▸ Source data:

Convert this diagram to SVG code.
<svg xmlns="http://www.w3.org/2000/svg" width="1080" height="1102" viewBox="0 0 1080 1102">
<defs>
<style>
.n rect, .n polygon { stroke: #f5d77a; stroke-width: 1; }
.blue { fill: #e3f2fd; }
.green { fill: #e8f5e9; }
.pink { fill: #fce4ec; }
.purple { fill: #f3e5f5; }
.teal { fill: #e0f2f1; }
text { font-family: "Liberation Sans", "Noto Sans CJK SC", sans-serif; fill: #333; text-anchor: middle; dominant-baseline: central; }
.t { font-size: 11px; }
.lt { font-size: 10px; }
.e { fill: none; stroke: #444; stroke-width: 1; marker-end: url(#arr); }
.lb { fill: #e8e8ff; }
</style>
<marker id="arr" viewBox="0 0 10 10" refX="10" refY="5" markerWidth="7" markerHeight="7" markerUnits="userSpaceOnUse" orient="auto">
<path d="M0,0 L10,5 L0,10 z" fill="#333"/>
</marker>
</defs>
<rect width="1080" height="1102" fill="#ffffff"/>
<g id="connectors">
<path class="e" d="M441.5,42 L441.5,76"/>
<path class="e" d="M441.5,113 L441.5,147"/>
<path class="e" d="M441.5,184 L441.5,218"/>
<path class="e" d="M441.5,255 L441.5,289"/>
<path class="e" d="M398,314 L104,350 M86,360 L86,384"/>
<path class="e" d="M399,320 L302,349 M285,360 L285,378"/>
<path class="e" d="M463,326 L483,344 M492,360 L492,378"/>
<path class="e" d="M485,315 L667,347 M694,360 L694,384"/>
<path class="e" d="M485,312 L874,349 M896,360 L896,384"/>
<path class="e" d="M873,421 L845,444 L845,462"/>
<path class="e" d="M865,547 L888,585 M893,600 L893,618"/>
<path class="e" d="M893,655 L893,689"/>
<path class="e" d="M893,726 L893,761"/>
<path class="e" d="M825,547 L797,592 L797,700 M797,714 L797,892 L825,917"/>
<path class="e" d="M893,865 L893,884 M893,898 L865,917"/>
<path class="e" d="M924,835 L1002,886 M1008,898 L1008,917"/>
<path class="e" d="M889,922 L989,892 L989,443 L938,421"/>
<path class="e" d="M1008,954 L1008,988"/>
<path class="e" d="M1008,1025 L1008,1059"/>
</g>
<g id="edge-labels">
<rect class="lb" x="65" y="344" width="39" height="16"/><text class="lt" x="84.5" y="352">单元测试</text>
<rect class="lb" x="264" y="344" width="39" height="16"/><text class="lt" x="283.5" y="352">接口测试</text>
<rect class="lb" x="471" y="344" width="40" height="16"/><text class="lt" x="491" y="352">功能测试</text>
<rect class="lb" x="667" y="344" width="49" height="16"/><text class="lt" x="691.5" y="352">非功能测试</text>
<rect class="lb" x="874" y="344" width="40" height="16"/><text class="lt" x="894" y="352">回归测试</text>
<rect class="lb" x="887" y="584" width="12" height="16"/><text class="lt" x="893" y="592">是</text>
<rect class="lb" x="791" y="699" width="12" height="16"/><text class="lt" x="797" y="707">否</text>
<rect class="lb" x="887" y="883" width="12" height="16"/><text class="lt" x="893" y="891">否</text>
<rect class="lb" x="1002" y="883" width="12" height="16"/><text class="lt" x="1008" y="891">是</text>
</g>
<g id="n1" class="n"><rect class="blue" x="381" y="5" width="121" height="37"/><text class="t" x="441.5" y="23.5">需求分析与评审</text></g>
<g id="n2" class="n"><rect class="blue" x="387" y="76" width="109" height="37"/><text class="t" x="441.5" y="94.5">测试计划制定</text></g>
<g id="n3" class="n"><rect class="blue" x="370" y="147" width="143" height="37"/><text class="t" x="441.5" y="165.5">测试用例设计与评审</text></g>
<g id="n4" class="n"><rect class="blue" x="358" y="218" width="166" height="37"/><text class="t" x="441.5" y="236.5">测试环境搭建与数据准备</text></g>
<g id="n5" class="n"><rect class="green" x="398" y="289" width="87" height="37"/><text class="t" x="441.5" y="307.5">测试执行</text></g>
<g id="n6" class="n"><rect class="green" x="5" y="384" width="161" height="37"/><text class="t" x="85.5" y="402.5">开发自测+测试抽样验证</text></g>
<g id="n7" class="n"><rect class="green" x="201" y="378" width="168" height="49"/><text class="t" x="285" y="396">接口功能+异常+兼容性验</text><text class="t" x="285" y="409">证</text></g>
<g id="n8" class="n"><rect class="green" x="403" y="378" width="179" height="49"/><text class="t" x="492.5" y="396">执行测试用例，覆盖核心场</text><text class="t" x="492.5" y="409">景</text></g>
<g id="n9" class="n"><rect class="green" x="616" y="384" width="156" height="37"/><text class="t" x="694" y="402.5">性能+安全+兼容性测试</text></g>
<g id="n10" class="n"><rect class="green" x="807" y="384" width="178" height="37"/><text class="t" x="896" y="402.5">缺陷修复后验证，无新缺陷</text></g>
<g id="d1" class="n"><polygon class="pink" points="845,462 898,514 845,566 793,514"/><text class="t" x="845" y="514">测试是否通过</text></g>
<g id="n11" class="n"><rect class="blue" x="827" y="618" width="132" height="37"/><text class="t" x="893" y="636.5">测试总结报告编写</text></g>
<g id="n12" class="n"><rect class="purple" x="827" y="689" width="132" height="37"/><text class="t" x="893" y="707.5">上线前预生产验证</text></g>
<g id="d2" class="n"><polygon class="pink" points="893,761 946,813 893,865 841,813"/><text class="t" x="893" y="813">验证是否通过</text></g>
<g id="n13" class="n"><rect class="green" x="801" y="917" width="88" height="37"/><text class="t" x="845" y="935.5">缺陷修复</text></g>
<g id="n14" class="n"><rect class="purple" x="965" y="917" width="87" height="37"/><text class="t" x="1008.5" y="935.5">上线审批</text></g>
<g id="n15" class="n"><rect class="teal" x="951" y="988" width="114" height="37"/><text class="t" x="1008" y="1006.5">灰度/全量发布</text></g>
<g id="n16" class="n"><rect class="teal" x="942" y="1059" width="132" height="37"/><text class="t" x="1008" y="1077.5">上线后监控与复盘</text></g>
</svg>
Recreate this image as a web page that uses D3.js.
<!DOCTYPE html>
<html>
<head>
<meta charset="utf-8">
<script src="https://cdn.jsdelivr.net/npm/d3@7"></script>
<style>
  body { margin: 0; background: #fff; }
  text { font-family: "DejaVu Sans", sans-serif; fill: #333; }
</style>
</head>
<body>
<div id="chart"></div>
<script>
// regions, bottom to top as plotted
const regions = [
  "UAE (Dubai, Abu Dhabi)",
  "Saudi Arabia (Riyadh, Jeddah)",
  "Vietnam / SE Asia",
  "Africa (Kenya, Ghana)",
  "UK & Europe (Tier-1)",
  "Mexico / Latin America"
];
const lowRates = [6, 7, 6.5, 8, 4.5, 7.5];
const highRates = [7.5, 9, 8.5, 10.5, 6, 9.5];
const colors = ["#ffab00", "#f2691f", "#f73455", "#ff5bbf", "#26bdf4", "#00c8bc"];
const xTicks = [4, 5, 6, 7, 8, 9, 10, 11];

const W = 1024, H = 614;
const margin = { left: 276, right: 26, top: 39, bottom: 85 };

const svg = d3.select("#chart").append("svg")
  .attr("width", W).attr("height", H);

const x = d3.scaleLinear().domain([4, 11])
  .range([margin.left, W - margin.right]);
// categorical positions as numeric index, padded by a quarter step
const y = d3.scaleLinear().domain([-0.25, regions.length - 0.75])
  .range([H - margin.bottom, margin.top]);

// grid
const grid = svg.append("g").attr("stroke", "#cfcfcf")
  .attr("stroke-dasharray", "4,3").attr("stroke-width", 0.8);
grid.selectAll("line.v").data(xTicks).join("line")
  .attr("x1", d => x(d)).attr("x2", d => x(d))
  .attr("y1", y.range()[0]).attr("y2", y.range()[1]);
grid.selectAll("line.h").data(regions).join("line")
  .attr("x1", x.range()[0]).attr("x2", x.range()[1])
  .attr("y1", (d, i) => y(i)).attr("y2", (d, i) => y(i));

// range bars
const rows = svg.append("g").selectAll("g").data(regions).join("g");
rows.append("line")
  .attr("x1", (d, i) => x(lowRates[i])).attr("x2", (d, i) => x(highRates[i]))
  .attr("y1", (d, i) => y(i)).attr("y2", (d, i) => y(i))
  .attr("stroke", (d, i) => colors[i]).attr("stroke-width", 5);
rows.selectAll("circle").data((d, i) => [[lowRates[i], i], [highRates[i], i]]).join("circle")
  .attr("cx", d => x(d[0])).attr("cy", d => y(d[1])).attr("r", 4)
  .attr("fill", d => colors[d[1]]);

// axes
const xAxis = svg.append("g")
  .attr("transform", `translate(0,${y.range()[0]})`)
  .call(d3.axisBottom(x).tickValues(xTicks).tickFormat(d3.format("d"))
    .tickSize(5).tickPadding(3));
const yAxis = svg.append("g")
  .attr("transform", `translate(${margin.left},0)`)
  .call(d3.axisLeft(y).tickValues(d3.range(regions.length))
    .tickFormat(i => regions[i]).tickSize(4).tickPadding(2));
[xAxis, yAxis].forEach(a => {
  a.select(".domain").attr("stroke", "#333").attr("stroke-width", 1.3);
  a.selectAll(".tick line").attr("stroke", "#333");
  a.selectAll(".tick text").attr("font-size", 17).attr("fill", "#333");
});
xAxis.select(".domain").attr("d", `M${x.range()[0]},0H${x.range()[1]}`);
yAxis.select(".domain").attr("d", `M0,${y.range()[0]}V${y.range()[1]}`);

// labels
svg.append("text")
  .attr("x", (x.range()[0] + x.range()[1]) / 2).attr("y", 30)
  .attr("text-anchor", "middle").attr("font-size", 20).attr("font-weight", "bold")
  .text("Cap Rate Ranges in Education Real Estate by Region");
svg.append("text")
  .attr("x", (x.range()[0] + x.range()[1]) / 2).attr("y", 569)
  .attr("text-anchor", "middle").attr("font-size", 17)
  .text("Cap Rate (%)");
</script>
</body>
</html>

▸ The request:
Your task is to collect every line above that contains the word "this".

▸ Output below:
Convert this diagram to SVG code.
Recreate this image as a web page that uses D3.js.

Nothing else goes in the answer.